The fist-sized rock I just set beyond the keyboard, to study its geometric shape and menu of terrestrial colors, embodies 40 million years of energy. I was once told never to use "wow" in an essay. I'm using it now: Wow. And there's a poem in that simple reality, as well. Okay, there's every poem ever written in that, I agree. But there's one poem specifically I'm thinking of—and at the risk of copyright infringement, include it here:

Cascadilla Falls
by A.R. Ammons

I went down by Cascadilla
Falls this
evening, the
stream below the falls,
and picked up a
handsized stone
kidney-shaped, testicular, and

thought all its motions into it,
the 800 mph earth spin,
the 190-million-mile yearly
displacement around the sun,
the overriding
grand
haul

of the galaxy with the 30,000
mph of where
the sun's going:
thought all of the interweaving
motions
into myself: dropped

the stone to a dead rest:
the stream from other motions
broke
rushing over it:
shelterless,
I turned

to the sky and stood still:
oh
I do
not know where I am going
that I can live my life
by this single creek.

Caught in a whirlwind of events bigger and more mysterious than we could recognize, my family and I relocated from Denver to Tucson last summer. I left a comfortable federal job for the fast-paced software industry. My wife and daughter left a strong-knit group of other mothers and daughters, and my wife was seven months pregnant. We all left good friends and a vibrant, turn-of-the-century neighborhood in the heart of the city. Both my wife and I felt something was drawing us out of Colorado and into Arizona, though I clearly felt it more.

Just before I left the government, I published an essay titled "The Energy of Place" in the employee newsletter. The essay explained that part of the reason I left was because I felt there was no more "energy of place" at the agency. At 31, I was the youngest professional employee, and had been for the eight years I worked there. Despite regular warnings from the HR office that a majority of management was at or nearing retirement age, the agency did nothing to hire young, creative, and motivated employees who would eventually replace those retiring, or at least infuse new life. Our workplace, I argued, should be like a favorite landscape or streetside café—inspiring and full of potential. I wasn't foolish enough to say that there shouldn't be tough challenges or even bad days, but simply that the agency had a responsibility to its employees and its own success to check and earnestly work to enhance its energy of place.

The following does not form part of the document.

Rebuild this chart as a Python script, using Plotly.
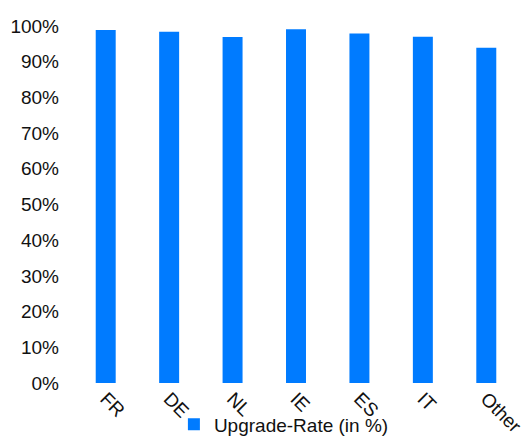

For months after I left, the essay was the main subject of break room discussion. I received kind notes from current and former employees agreeing with my departing essay, many surprised that the newsletter editor agreed to publish it at all. I was surprised, too, but not so surprised to hear later that the agency's highest-level management dismissed the essay and its call for renewal.

In the same way, I suppose, it's easy to dismiss a jumble of rocks thrown in to offset the plants and other elements of a landscaped yard. Or at least it's easy to take the rocks for granted. Yet, as I run my hand across the cold, solid form—and as I run my eyes across the thin river shape they've formed in my front yard—the words escape me. Despite the ramblings of this essay, I am left more with feeling and beingness than with text and verbiage. That's why I include Ammons's poem, itself as angular and lean as 40-million-year-old rocks.

And that's a fundamental reason we moved to Tucson and the Community of Civano: the energy of place so simply held in the energy of this rock. Forty million years have created the thin rugged mountains and wide plains now called the Sonoran Desert. They have created box canyons and saguaro forests, dry riverbeds and sudden wildflowers, crystal-filled caves and overhanging scarps. And, from somewhere beyond the pages of my guidebooks, they have created this simple rock.

Just imagine the stories it can tell about the energy of place.